:: TASK STATEMENT ::
Find and copy each line of the records where the string "image" shows up.

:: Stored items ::
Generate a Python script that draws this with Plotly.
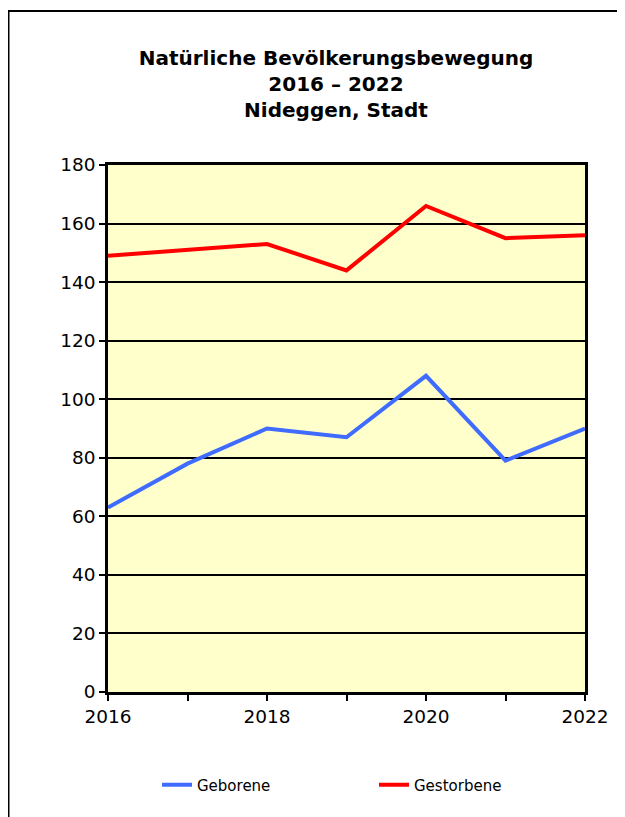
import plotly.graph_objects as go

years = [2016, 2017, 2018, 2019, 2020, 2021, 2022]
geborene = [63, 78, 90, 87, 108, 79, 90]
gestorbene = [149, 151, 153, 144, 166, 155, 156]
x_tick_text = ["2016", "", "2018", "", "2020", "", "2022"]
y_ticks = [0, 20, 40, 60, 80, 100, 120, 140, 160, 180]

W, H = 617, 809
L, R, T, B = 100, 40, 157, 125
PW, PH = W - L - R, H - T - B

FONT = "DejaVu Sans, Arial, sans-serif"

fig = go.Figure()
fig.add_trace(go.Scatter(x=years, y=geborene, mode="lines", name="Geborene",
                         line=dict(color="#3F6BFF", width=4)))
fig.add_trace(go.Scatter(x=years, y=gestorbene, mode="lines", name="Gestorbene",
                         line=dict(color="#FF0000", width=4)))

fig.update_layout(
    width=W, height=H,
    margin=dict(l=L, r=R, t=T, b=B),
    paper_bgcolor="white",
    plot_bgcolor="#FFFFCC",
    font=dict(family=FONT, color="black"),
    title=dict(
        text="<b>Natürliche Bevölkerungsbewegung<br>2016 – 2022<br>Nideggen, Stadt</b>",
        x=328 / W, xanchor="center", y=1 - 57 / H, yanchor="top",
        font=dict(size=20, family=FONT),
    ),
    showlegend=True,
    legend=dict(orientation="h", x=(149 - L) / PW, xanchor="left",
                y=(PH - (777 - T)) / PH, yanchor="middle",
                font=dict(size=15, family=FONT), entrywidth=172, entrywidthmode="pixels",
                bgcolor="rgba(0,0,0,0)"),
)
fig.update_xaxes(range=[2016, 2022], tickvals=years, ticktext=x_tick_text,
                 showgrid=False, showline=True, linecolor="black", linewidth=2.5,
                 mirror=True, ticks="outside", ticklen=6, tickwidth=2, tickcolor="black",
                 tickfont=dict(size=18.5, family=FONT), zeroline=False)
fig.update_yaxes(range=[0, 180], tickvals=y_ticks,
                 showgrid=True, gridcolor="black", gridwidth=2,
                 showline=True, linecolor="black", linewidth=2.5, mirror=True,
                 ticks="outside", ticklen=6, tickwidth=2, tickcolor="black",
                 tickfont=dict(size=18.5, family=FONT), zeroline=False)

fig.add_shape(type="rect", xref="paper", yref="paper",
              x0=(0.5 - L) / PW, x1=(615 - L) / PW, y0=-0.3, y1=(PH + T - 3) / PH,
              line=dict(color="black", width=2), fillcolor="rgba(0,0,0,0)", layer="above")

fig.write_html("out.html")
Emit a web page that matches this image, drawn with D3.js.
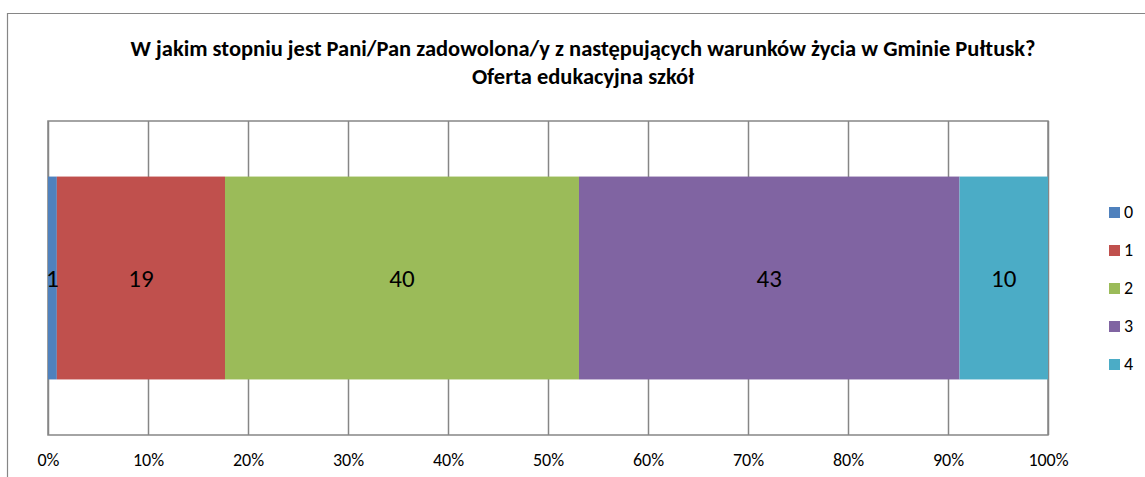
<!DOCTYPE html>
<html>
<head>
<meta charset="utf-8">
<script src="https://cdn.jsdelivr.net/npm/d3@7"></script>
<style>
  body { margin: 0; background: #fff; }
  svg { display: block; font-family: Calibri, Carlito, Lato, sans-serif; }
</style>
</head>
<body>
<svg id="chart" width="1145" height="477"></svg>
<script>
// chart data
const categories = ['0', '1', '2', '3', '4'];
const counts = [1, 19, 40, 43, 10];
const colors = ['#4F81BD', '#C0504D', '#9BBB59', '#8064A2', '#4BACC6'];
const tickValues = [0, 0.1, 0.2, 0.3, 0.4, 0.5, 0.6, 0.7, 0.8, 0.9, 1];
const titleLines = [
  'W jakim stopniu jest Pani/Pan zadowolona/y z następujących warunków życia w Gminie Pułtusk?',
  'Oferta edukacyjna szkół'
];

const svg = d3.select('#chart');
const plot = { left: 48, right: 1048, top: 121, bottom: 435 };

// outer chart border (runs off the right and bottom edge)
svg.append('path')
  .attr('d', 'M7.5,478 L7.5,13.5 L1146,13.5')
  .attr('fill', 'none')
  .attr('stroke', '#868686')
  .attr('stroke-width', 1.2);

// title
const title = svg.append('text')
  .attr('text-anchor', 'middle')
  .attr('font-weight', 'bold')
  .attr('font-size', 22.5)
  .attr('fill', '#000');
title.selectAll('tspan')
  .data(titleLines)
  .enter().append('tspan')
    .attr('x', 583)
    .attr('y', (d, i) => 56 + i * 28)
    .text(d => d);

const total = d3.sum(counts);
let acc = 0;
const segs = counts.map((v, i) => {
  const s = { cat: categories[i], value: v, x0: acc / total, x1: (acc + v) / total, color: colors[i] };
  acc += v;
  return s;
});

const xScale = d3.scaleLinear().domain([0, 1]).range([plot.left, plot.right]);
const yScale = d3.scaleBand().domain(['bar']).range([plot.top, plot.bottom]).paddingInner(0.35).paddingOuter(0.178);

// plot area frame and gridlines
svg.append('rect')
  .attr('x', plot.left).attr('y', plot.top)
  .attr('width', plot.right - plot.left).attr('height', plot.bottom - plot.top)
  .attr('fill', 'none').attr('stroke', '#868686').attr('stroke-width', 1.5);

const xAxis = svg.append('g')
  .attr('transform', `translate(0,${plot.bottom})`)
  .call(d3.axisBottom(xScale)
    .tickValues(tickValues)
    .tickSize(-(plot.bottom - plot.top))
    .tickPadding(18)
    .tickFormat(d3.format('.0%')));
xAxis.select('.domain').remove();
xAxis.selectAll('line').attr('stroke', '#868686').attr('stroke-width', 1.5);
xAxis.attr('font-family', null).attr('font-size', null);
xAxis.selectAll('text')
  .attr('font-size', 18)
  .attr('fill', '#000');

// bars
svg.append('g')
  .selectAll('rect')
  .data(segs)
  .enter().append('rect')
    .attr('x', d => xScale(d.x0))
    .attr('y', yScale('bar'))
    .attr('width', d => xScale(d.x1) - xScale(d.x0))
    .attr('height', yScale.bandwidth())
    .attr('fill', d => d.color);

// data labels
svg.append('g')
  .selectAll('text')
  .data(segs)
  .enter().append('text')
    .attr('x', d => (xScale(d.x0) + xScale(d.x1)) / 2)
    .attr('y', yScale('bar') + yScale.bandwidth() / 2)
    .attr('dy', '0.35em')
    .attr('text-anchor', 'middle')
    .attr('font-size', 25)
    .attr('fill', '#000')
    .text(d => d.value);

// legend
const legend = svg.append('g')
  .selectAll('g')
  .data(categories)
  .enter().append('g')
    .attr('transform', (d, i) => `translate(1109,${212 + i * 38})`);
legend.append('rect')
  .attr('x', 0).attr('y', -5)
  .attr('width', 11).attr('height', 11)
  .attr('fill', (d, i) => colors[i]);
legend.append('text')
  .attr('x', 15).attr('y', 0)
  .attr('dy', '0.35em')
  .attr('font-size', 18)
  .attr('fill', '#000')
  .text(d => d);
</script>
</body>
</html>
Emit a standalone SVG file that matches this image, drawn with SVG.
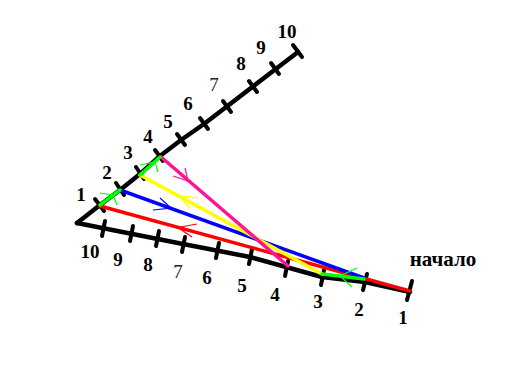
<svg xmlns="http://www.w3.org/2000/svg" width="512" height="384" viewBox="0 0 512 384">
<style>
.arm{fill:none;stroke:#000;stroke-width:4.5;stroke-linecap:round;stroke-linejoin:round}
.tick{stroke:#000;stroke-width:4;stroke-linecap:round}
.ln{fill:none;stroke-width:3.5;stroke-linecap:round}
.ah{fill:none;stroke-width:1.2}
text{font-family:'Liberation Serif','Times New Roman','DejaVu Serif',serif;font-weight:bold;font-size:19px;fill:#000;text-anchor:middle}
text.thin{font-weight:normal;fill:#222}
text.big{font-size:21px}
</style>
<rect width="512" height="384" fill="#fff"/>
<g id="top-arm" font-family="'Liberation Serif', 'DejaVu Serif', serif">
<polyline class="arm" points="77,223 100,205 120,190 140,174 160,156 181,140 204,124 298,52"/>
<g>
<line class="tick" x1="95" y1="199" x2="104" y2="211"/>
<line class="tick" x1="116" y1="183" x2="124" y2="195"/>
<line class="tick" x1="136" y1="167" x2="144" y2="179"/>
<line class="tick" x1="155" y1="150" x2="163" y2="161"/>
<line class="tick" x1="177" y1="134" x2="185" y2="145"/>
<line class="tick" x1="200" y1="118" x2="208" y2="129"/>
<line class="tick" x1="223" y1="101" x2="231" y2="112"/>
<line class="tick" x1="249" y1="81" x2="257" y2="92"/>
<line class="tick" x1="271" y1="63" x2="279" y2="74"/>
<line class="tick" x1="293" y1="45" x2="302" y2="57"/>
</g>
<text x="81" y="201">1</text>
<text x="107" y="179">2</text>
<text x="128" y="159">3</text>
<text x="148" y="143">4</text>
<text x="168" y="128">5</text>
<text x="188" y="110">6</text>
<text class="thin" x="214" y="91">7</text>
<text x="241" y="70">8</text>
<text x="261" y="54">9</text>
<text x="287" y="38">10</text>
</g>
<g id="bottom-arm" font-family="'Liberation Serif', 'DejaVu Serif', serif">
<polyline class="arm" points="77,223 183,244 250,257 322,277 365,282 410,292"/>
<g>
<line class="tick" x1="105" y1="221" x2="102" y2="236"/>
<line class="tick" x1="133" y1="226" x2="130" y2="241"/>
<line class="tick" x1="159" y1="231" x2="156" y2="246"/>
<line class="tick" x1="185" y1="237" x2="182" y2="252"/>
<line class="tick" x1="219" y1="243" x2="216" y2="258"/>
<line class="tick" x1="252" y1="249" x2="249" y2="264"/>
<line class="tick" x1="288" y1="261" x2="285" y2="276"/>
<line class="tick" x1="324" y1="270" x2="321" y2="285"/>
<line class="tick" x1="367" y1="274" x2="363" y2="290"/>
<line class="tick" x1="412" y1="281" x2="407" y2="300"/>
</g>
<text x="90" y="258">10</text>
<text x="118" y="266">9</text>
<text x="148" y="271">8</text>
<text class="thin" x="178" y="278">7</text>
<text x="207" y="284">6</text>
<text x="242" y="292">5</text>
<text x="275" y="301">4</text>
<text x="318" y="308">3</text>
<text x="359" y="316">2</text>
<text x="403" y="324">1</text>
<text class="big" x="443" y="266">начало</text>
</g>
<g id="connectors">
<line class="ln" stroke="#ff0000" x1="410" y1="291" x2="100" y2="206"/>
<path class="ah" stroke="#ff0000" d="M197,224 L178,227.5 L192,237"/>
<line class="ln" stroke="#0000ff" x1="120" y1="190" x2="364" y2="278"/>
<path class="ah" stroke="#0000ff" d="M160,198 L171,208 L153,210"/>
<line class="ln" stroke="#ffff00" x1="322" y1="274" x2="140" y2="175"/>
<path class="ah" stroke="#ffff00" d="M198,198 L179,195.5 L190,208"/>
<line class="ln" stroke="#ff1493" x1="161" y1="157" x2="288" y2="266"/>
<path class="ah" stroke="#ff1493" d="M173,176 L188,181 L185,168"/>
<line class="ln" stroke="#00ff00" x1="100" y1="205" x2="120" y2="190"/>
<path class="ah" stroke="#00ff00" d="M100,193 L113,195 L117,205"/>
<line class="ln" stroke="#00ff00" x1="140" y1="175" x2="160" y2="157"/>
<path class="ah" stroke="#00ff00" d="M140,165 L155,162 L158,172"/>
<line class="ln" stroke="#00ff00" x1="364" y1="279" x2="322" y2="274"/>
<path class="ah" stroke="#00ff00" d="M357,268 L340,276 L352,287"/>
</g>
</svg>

:: EXERCISE SOLUTION ::
Emit a web page that matches this image, drawn with D3.js.
Emit a standalone SVG file that matches this image, drawn with SVG.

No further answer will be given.